But mainly a pool, with slides and fountains and bridges with signs saying “Do not jump”. Tour operators are aware of this, which is why, when you open their brochures, all you see is warm blue water full of happy children with kind parents.
So I was economical with the truth when my three hauled me in for questioning over this year’s big trip. “Is there a pool?” demanded Frederick, aged 10. “There will definitely be swimming,” I replied carefully. “And a beach?” asked three-year-old Benedict. “More sand than you can possibly imagine,” I said.
“What about ponies?” asked Annabella, aged five. That’s the other thing kids want on holiday. “You will go riding,” I nodded, beginning to feel like Lord Mandelson.“So where are we going?” they demanded. I looked from face to expectant face. “On a family adventure to Jordan,” I announced.
It didn’t start well. As the muezzin’s call to fajr echoed over the roofs of Madaba, south of Amman, Frederick drew the curtains and gazed despondently across the litter-strewn streets. “It looks like Baghdad,” he muttered, switching on his Game Boy.
Breakfast brought more shock than awe: the Middle Eastern mix of flatbreads, olives and ful medames seems both healthy and exotic to grown-up palates, but for kids used to a bowl of Coco Pops, it’s cruel and unusual.
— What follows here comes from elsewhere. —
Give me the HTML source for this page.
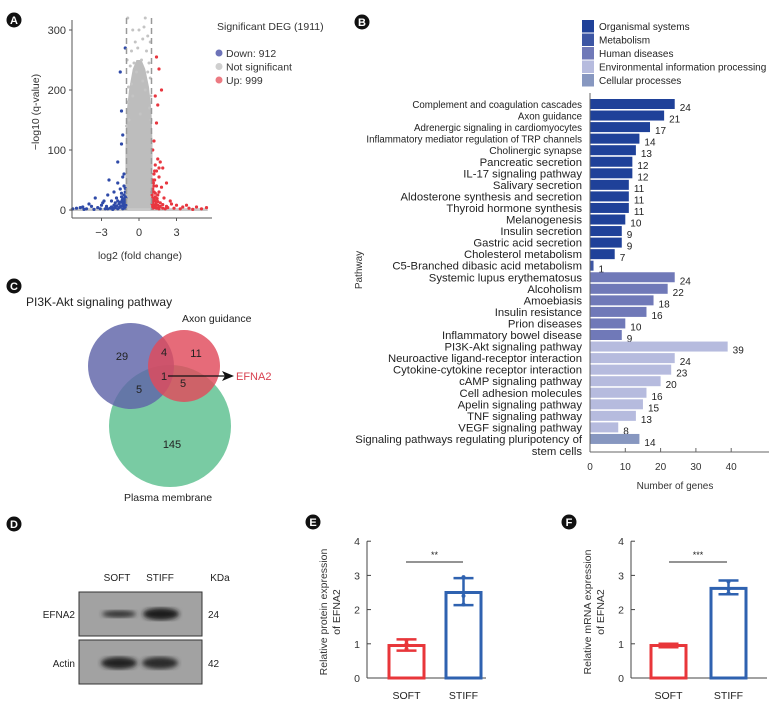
<!DOCTYPE html>
<html><head><meta charset="utf-8"><style>
body{margin:0;background:#fff}
svg{display:block;font-family:"Liberation Sans",Arial,sans-serif}
</style></head><body>
<svg id="fig" width="769" height="705" viewBox="0 0 769 705">
<g id="pA"></g>
<g id="pB"></g>
<g id="pC"></g>
<g id="pD"></g>
<g id="pE"></g>
<g id="pF"></g>
</svg>
<script>
// ---- Panel A data ----
const volcDown=[[-1.1,270],[-1.5,230],[-1.4,165],[-1.3,125],[-1.4,110],[-1.7,80],[-2.4,50],[-1.7,45],[-1.2,60],[-1.3,55],[-1.2,40],[-1.5,35],[-2,30],[-2.5,25],[-3.5,20],[-2.8,15],[-2.2,15],[-1.8,20],[-1.4,22],[-1.2,25],[-1.1,30],[-4,10],[-4.5,5],[-3,8],[-3.3,4],[-2.6,6],[-2,8],[-1.6,10],[-1.3,12],[-1.1,15],[-5,3],[-4.2,2],[-3.8,6],[-3.1,2],[-2.3,3],[-1.9,4],[-1.5,5],[-1.2,6],[-1.05,8],[-2.9,12],[-1.15,18],[-1.25,8],[-1.35,16],[-4.7,4],[-1.1,3],[-1.3,2],[-1.7,2],[-2.1,1],[-2.7,2],[-3.6,1],[-4.4,1],[-5.3,2],[-1.2,10],[-1.1,22],[-1.4,28],[-1.1,10],[-1.2,4],[-1.4,7],[-1.6,4],[-1.8,7],[-2.0,3],[-2.2,5],[-2.5,2],[-1.15,13],[-1.3,19],[-1.5,13],[-1.7,15],[-1.9,12],[-1.05,20],[-1.1,36]];
const volcUp=[[1.4,255],[1.6,235],[1.3,190],[1.8,200],[1.5,175],[1.4,145],[1.2,115],[1.1,100],[1.5,85],[1.7,80],[1.3,75],[1.9,70],[1.2,60],[1.6,55],[1.1,50],[2.2,45],[1.4,40],[1.8,38],[1.2,30],[1.5,25],[2,20],[2.5,15],[1.1,20],[1.3,15],[1.7,12],[3,8],[3.5,5],[4,3],[4.6,5],[5,2],[2.8,3],[2.2,6],[1.9,9],[1.6,5],[1.2,8],[1.05,10],[3.8,8],[1.4,3],[2.6,10],[1.1,3],[1.2,40],[1.1,35],[1.3,28],[1.05,25],[1.2,18],[1.5,14],[1.1,12],[1.3,6],[1.6,2],[2.1,2],[3.3,2],[4.3,1],[5.4,4],[1.25,65],[1.15,45],[1.1,6],[1.2,4],[1.35,10],[1.5,8],[1.7,6],[1.9,3],[2.3,4],[1.15,15],[1.3,22],[1.45,19],[1.6,30],[1.05,30],[1.25,50],[1.4,65],[1.6,70]];
const volcNS=[[-0.5,300],[0.4,305],[0.7,290],[-0.3,280],[0.2,250],[0.8,245],[-0.7,240],[-0.6,210],[0.5,200],[0.9,220],[-0.9,180],[0.1,160],[-0.2,230],[0.6,265],[-0.8,150],[0.85,170],[-0.4,245],[0.3,215],[-1.0,140],[0.95,150],[0.0,300],[0.5,320],[-0.9,320],[-0.95,250],[0.9,280],[-0.1,270],[0.3,285],[-0.6,265],[0.7,230],[-0.85,205],[0.95,190],[-0.5,190]];
// ---- Panel B data ----
const pathways=["Complement and coagulation cascades","Axon guidance","Adrenergic signaling in cardiomyocytes","Inflammatory mediator regulation of TRP channels","Cholinergic synapse","Pancreatic secretion","IL-17 signaling pathway","Salivary secretion","Aldosterone synthesis and secretion","Thyroid hormone synthesis","Melanogenesis","Insulin secretion","Gastric acid secretion","Cholesterol metabolism","C5-Branched dibasic acid metabolism","Systemic lupus erythematosus","Alcoholism","Amoebiasis","Insulin resistance","Prion diseases","Inflammatory bowel disease","PI3K-Akt signaling pathway","Neuroactive ligand-receptor interaction","Cytokine-cytokine receptor interaction","cAMP signaling pathway","Cell adhesion molecules","Apelin signaling pathway","TNF signaling pathway","VEGF signaling pathway","Signaling pathways regulating pluripotency of|stem cells"];
const geneCounts=[24,21,17,14,13,12,12,11,11,11,10,9,9,7,1,24,22,18,16,10,9,39,24,23,20,16,15,13,8,14];
const pathwayCat=[0,0,0,0,0,0,0,0,0,0,0,0,0,0,1,2,2,2,2,2,2,3,3,3,3,3,3,3,3,4];
const catNames=["Organismal systems","Metabolism","Human diseases","Environmental information processing","Cellular processes"];
const catColors=["#1f4199","#3d56a4","#7079b8","#b6bbde","#8797c0"];
const xTicksB=[0,10,20,30,40];
// ---- Panel E/F data ----
const groups=["SOFT","STIFF"];
const proteinMean=[0.95,2.5];
const proteinLow=[0.8,2.13];
const proteinHigh=[1.13,2.92];
const proteinPts=[[0.85,1.0,1.1],[2.15,2.4,2.95]];
const mrnaMean=[0.95,2.62];
const mrnaLow=[0.9,2.45];
const mrnaHigh=[1.0,2.85];
const mrnaPts=[[0.93,0.96,0.98],[2.48,2.6,2.82]];
const yTicksEF=[0,1,2,3,4];

const NS="http://www.w3.org/2000/svg";
function mk(parent,tag,attrs,text){const e=document.createElementNS(NS,tag);for(const k in attrs)e.setAttribute(k,attrs[k]);if(text!==undefined)e.textContent=text;parent.appendChild(e);return e;}
function badge(g,x,y,L){
  const c=mk(g,'circle',{cx:x,cy:y,r:7.5,fill:'#111'});
  
  
  const t=mk(g,'text',{x:x,y:y+4,'text-anchor':'middle','font-size':11,'font-weight':'bold',fill:'#fff'},L);
  
  
}

// ===== Panel A =====
(function(){
const g=document.getElementById('pA');
badge(g,14,20,'A');
const xs=v=>139+v*12.5, ys=v=>210-v*0.6;
const cloud=[[-1.08,0],[-1.08,100],[-1.0,160],[-0.8,200],[-0.5,235],[-0.2,250],[0.2,250],[0.5,235],[0.8,205],[1.0,165],[1.08,110],[1.08,0]];
const cp=mk(g,'path',{d:'M'+cloud.map(p=>xs(p[0])+','+ys(p[1])).join('L')+'Z',fill:'#bdbdbd'});


const band=mk(g,'rect',{x:xs(-5.5),y:ys(3),width:xs(5.5)-xs(-5.5),height:ys(0)-ys(3)+1,fill:'#c8c8c8'});


volcNS.forEach(p=>{const c=mk(g,'circle',{cx:xs(p[0]),cy:ys(p[1]),r:1.5,fill:'#c4c4c4'});

});
volcDown.forEach(p=>{const c=mk(g,'circle',{cx:xs(p[0]),cy:ys(p[1]),r:1.6,fill:'#2f4aa8'});

});
volcUp.forEach(p=>{const c=mk(g,'circle',{cx:xs(p[0]),cy:ys(p[1]),r:1.6,fill:'#e8363f'});

});
[-1,1].forEach(v=>{const l=mk(g,'line',{x1:xs(v),x2:xs(v),y1:18,y2:ys(0),stroke:'#999','stroke-width':1.5,'stroke-dasharray':'6,4'});

});
mk(g,'line',{x1:72,y1:20,x2:72,y2:218,stroke:'#555','stroke-width':1});
mk(g,'line',{x1:72,y1:218,x2:212,y2:218,stroke:'#555','stroke-width':1});
[0,100,200,300].forEach(v=>{mk(g,'line',{x1:69,x2:72,y1:ys(v),y2:ys(v),stroke:'#555'});
const t=mk(g,'text',{x:66,y:ys(v)+4,'text-anchor':'end','font-size':11,fill:'#333'},v);

});
[-3,0,3].forEach(v=>{mk(g,'line',{x1:xs(v),x2:xs(v),y1:218,y2:221,stroke:'#555'});
const t=mk(g,'text',{x:xs(v),y:236,'text-anchor':'middle','font-size':11,fill:'#333'},v<0?'\u2212'+(-v):v);

});
const xt=mk(g,'text',{x:140,y:259,'text-anchor':'middle','font-size':10.5,fill:'#333'},'log2 (fold change)');


const yt=mk(g,'text',{x:0,y:0,transform:'translate(39,112) rotate(-90)','text-anchor':'middle','font-size':10.5,fill:'#333'},'\u2212log10 (q-value)');


const lt=mk(g,'text',{x:217,y:30,'font-size':10.5,fill:'#333'},'Significant DEG (1911)');


[['Down: 912','#6d73b8'],['Not significant','#cfcfcf'],['Up: 999','#ec7a82']].forEach((d,i)=>{
const y=53+i*13.5;
const c=mk(g,'circle',{cx:219,cy:y,r:3.5,fill:d[1]});


const t=mk(g,'text',{x:226,y:y+4,'font-size':10.5,fill:'#333'},d[0]);

});
})();

// ===== Panel B =====
(function(){
const g=document.getElementById('pB');
badge(g,362,22,'B');
const x0=590, xs=v=>x0+v*3.53;
const yc=i=>104+i*11.55;
catNames.forEach((n,i)=>{const y=20+i*13.5;
const r=mk(g,'rect',{x:582,y:y,width:12,height:12.5,fill:catColors[i]});


const t=mk(g,'text',{x:599,y:y+10,'font-size':10,fill:'#222'},n);

});
pathways.forEach((p,i)=>{
const y=yc(i), v=geneCounts[i];
const b=mk(g,'rect',{x:x0,y:y-5,width:xs(v)-x0,height:10,fill:catColors[pathwayCat[i]]});


const vl=mk(g,'text',{x:xs(v)+5,y:y+7,'font-size':10,fill:'#222'},v);


const fs=i<4?9.7:(i<5?10.3:11.3);
p.split('|').forEach((pt,k)=>{
const t=mk(g,'text',{x:582,y:y+4+k*12,'text-anchor':'end','font-size':fs,fill:'#222'},pt);

});
});
mk(g,'line',{x1:x0,y1:93,x2:x0,y2:452,stroke:'#666','stroke-width':1});
mk(g,'line',{x1:x0,y1:452,x2:769,y2:452,stroke:'#666','stroke-width':1});
xTicksB.forEach(v=>{mk(g,'line',{x1:xs(v),x2:xs(v),y1:448,y2:452,stroke:'#666'});
const t=mk(g,'text',{x:xs(v),y:470,'text-anchor':'middle','font-size':10,fill:'#333'},v);

});
const xt=mk(g,'text',{x:675,y:489,'text-anchor':'middle','font-size':10,fill:'#333'},'Number of genes');


const yt=mk(g,'text',{x:0,y:0,transform:'translate(362,270) rotate(-90)','text-anchor':'middle','font-size':10,fill:'#333'},'Pathway');


})();

// ===== Panel C =====
(function(){
const g=document.getElementById('pC');
badge(g,14,286,'C');
const t1=mk(g,'text',{x:26,y:306,'font-size':12,fill:'#222'},'PI3K-Akt signaling pathway');


const circles=[[170,426,61,'#5bbf8f','plasma-membrane-circle'],[131,366,43,'#5f64a8','pi3k-circle'],[184,366,36,'#e04a5c','axon-guidance-circle']];
circles.forEach(c=>{const e=mk(g,'circle',{cx:c[0],cy:c[1],r:c[2],fill:c[3],'fill-opacity':0.82});

});
[['29',122,360],['4',164,356],['11',196,357],['1',164,380],['5',183,387],['5',139,393],['145',172,448]].forEach(d=>{
const t=mk(g,'text',{x:d[1],y:d[2],'text-anchor':'middle','font-size':11,fill:'#222'},d[0]);

});
const t2=mk(g,'text',{x:182,y:322,'font-size':10.5,fill:'#222'},'Axon guidance');


mk(g,'line',{x1:168,y1:376,x2:226,y2:376,stroke:'#111','stroke-width':1.2});
mk(g,'path',{d:'M222,371 L234,376 L222,381 L225,376Z',fill:'#111'});
const t3=mk(g,'text',{x:236,y:380,'font-size':11,fill:'#d8404f'},'EFNA2');


const t4=mk(g,'text',{x:168,y:501,'text-anchor':'middle','font-size':10.5,fill:'#222'},'Plasma membrane');


})();

// ===== Panel D =====
(function(){
const g=document.getElementById('pD');
badge(g,14,524,'D');
const defs=mk(g,'defs',{});
const f=mk(defs,'filter',{id:'blur'});mk(f,'feGaussianBlur',{stdDeviation:2.5});
[['SOFT',117],['STIFF',160],['KDa',220]].forEach(d=>{const t=mk(g,'text',{x:d[1],y:581,'text-anchor':'middle','font-size':10,fill:'#222'},d[0]);

});
[[592,'EFNA2','24',614],[640,'Actin','42',663]].forEach((d,i)=>{
const r=mk(g,'rect',{x:79,y:d[0],width:123,height:44,fill:'#a2a2a2',stroke:'#333','stroke-width':1});


const t=mk(g,'text',{x:75,y:d[3]+4,'text-anchor':'end','font-size':10,fill:'#222'},d[1]);


const k=mk(g,'text',{x:208,y:d[3]+4,'font-size':10,fill:'#222'},d[2]);


});
mk(g,'ellipse',{cx:119,cy:614,rx:17,ry:3.5,fill:'#333',filter:'url(#blur)'});
mk(g,'ellipse',{cx:161,cy:614,rx:18,ry:6,fill:'#1a1a1a',filter:'url(#blur)'});
mk(g,'ellipse',{cx:119,cy:663,rx:18,ry:6,fill:'#222',filter:'url(#blur)'});
mk(g,'ellipse',{cx:160,cy:663,rx:18,ry:6,fill:'#2a2a2a',filter:'url(#blur)'});
})();

// ===== Panels E & F =====
function barPanel(id,L,bx,ax,ax1,barX,mean,low,high,pts,sig,sigX,title){
const g=document.getElementById(id);
badge(g,bx,522,L);
const y0=678, ys=v=>y0-v*34.2;
const cols=['#e8363a','#2f62b0'];
mk(g,'line',{x1:ax,y1:ys(4),x2:ax,y2:y0,stroke:'#444'});
mk(g,'line',{x1:ax,y1:y0,x2:ax1,y2:y0,stroke:'#444'});
yTicksEF.forEach(v=>{mk(g,'line',{x1:ax,x2:ax+4,y1:ys(v),y2:ys(v),stroke:'#444'});
const t=mk(g,'text',{x:ax-7,y:ys(v)+4,'text-anchor':'end','font-size':10.5,fill:'#333'},v);

});
groups.forEach((gr,i)=>{
const x=barX[i], w=35, cx=x+w/2;
const b=mk(g,'rect',{x:x,y:ys(mean[i]),width:w,height:y0-ys(mean[i]),fill:'none',stroke:cols[i],'stroke-width':3});


const e=mk(g,'path',{d:`M${cx},${ys(low[i])}V${ys(high[i])}M${cx-10},${ys(low[i])}H${cx+10}M${cx-10},${ys(high[i])}H${cx+10}`,stroke:cols[i],'stroke-width':2.5,fill:'none'});


pts[i].forEach(p=>{const c=mk(g,'circle',{cx:cx,cy:ys(p),r:2,fill:cols[i]});

});
const t=mk(g,'text',{x:cx,y:699,'text-anchor':'middle','font-size':10.5,fill:'#222'},gr);


});
const sl=mk(g,'line',{x1:sigX[0],x2:sigX[1],y1:562,y2:562,stroke:'#555','stroke-width':1.2});


const st=mk(g,'text',{x:(sigX[0]+sigX[1])/2,y:558,'text-anchor':'middle','font-size':9,fill:'#222'},sig);


const yt=mk(g,'text',{x:0,y:0,transform:`translate(${ax-34},612) rotate(-90)`,'text-anchor':'middle','font-size':10.5,fill:'#333'});


mk(yt,'tspan',{x:0,dy:-6},title);
mk(yt,'tspan',{x:0,dy:13},'of EFNA2');
}
barPanel('pE','E',313,367,486,[389,446],proteinMean,proteinLow,proteinHigh,proteinPts,'**',[406,463],'Relative protein expression');
barPanel('pF','F',569,631,767,[651,711],mrnaMean,mrnaLow,mrnaHigh,mrnaPts,'***',[669,727],'Relative mRNA expression');
</script>
</body></html>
They crossed their arms and glared at me. So we went swimming, like I’d promised. In the Dead Sea.
Geographically and emotionally, it was a low point. Benedict cried because the beach was made of mud, Annabella was curiously offended by the astonishingly high salinity, and only Frederick had the temerity to float out towards Israel, a five-mile swim through the heat haze.
Mine weren’t the only children unimpressed by the deepest hypersaline lake on earth. There were five other kids on our trip: Beth, Erin and Zo, vivacious teenaged sisters from Lincolnshire, and Sean and Robin from Derbyshire, all of whom would probably have preferred something blue with slides.
They had an ally in Yousef, our Bedouin guide, who admitted he didn’t really care for the Dead Sea either, even if the corrupted towers and warped walls of Sodom and Gomorrah lay beneath its oily surface.
Patient, wise and — unlike their own father — trustworthy, Yousef quickly became a surrogate dad to my kids, so the following day we formalised the arrangement.
In the wilderness of Judaea, where the rush-choked River Jordan trickles into the Dead Sea, lies Bethabara, the place where John is said to have baptised Jesus. Lost for decades in a dust-blown corner of the demilitarised buffer zone between Jordan and Israel, this holiest of holy sites is now open to pilgrims and tourists.
As usual, the Greek Orthodox Church was first on the scene, building a church and a simple font down among the rushes. I found Father Georgeos wandering amid the faithful and the curious with the slack-jawed awe of an Elvis fan given custody of Graceland.